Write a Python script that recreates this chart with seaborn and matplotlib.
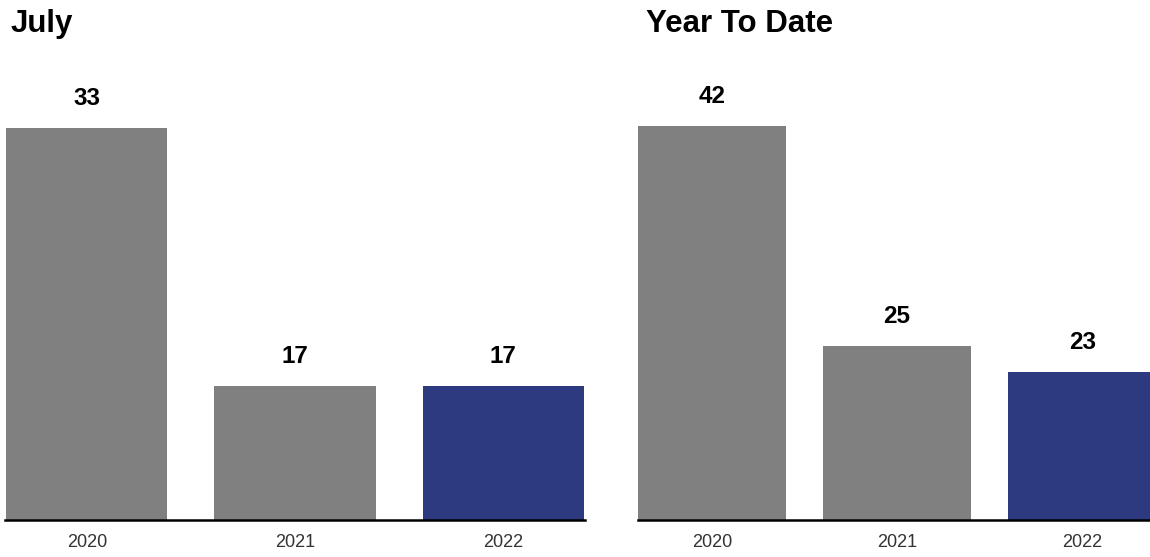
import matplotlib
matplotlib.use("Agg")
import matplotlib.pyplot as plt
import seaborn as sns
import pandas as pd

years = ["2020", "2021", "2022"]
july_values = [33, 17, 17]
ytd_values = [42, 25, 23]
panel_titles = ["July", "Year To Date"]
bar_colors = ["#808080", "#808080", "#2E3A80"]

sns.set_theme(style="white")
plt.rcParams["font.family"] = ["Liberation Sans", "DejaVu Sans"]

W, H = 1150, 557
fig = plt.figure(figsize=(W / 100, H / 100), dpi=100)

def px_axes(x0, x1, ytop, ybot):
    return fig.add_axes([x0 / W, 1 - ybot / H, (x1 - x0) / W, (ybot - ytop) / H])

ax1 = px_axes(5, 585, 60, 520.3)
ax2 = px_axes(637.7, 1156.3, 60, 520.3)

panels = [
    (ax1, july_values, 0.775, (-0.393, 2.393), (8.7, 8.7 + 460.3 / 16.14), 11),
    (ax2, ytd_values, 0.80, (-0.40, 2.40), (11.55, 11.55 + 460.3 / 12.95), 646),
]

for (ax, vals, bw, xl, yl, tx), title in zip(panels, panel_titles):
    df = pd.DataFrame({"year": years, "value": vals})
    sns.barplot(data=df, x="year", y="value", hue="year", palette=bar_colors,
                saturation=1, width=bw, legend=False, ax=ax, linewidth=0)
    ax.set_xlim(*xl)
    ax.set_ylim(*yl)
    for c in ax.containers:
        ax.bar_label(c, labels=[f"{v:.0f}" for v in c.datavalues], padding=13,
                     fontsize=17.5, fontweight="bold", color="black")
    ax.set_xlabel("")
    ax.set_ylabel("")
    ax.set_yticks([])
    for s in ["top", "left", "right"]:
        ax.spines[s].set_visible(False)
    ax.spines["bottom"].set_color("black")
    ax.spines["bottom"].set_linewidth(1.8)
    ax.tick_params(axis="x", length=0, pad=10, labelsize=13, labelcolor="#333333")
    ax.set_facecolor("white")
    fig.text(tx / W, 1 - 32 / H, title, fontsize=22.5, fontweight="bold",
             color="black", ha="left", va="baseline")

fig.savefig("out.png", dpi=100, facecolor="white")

------------------------------------------------------------------------

Copy out the whole listing exactly, and don't carry over any pictures.

Write a Python script that recreates this chart with seaborn and matplotlib.
import matplotlib
matplotlib.use("Agg")
import matplotlib.pyplot as plt
import seaborn as sns
import pandas as pd

years = ["2020", "2021", "2022"]
july_values = [33, 17, 17]
ytd_values = [42, 25, 23]
panel_titles = ["July", "Year To Date"]
bar_colors = ["#808080", "#808080", "#2E3A80"]

sns.set_theme(style="white")
plt.rcParams["font.family"] = ["Liberation Sans", "DejaVu Sans"]

W, H = 1150, 557
fig = plt.figure(figsize=(W / 100, H / 100), dpi=100)

def px_axes(x0, x1, ytop, ybot):
    return fig.add_axes([x0 / W, 1 - ybot / H, (x1 - x0) / W, (ybot - ytop) / H])

ax1 = px_axes(5, 585, 60, 520.3)
ax2 = px_axes(637.7, 1156.3, 60, 520.3)

panels = [
    (ax1, july_values, 0.775, (-0.393, 2.393), (8.7, 8.7 + 460.3 / 16.14), 11),
    (ax2, ytd_values, 0.80, (-0.40, 2.40), (11.55, 11.55 + 460.3 / 12.95), 646),
]

for (ax, vals, bw, xl, yl, tx), title in zip(panels, panel_titles):
    df = pd.DataFrame({"year": years, "value": vals})
    sns.barplot(data=df, x="year", y="value", hue="year", palette=bar_colors,
                saturation=1, width=bw, legend=False, ax=ax, linewidth=0)
    ax.set_xlim(*xl)
    ax.set_ylim(*yl)
    for c in ax.containers:
        ax.bar_label(c, labels=[f"{v:.0f}" for v in c.datavalues], padding=13,
                     fontsize=17.5, fontweight="bold", color="black")
    ax.set_xlabel("")
    ax.set_ylabel("")
    ax.set_yticks([])
    for s in ["top", "left", "right"]:
        ax.spines[s].set_visible(False)
    ax.spines["bottom"].set_color("black")
    ax.spines["bottom"].set_linewidth(1.8)
    ax.tick_params(axis="x", length=0, pad=10, labelsize=13, labelcolor="#333333")
    ax.set_facecolor("white")
    fig.text(tx / W, 1 - 32 / H, title, fontsize=22.5, fontweight="bold",
             color="black", ha="left", va="baseline")

fig.savefig("out.png", dpi=100, facecolor="white")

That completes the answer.